Third annual Queer Bike Prom provides a welcoming opportunity for connection

Culture

The Queer Community comes together for a hang

Queer Bike Prom
Photo by Sie Douglas-Fish.

On Friday, July 9, Victoria’s third annual Queer Bike Prom kicked off beside the Belfry Theatre. Bikers dawned colourful formal wear, gaudy-fun drag fits, and casual rainbow clothing. The bikes themselves were also decorated 一 bright streamers and balloons filled the streets of Fernwood with colour as the promenade rolled on. 

 Afterwards, participants could either hang out in the Vic High field, play games, participate in a raffle, do a scavenger hunt, or compete in an alley race around town where racers had to take a selfie as proof that they had been to each location.
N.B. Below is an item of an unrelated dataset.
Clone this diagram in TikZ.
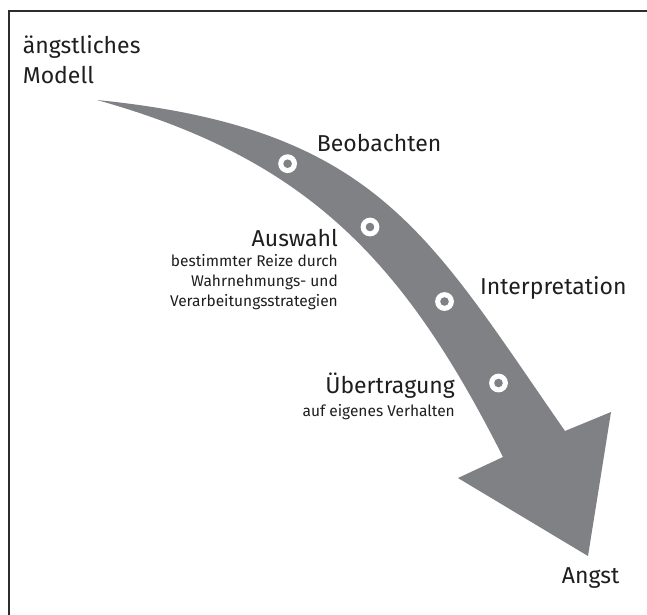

In contrast to the first Queer Bike Prom in 2019, which had a venue, a DJ, balloon arch, and a photobooth, the 2021 was more lowkey in light of the pandemic. There was still the cheesy music expected of a prom, and everyone found their own fun either through the games and races provided, or by just enjoying a night out with friends.

Organizer Anna Jessop got things rolling in 2019, drawing inspiration from Calgary’s bike prom.

“We wanted to make sure that there was a good, sober, all-ages event for the rainbow crash at the end of Pride,” said Jessop. “The first time I hosted this [in 2019] I saw a bunch of queers in Victoria that I’d never seen before because none of them were going to the bars or drag shows late at night.”

Lee Ludvigson, another organizer, noted that queer events held in bars may also be in physically inaccessible spaces. Increasing physical accessibility is something that the Queer Bike Prom organizers are working on. 

Queer Bike Prom
Photo by Sie Douglas-Fish.

“Biking is one of those things that is not exactly always physically accessible to everyone as well but there’s ways to adapt around that too,” said Ludvigson. “Ideally we’d like to have some bikes to lend out, include people who can’t have bikes, or if there’s any places that have adaptive bikes, that would be willing to lend them out.” 

The organizers of the event, Jessop, Ludvigson, and John Robertson are independent from other Pride organizations. 

For Ludvigson, one of the reasons the event is important is that it gives the queer community another option to connect.

“I think there’s a lot of space in a community to have multiple places, and it’s really nice to have more than one,” said Ludvigson. 

If anything, the Queer Bike Prom is a shining example of the queer community coming together to give each other another place to hang out and have fun.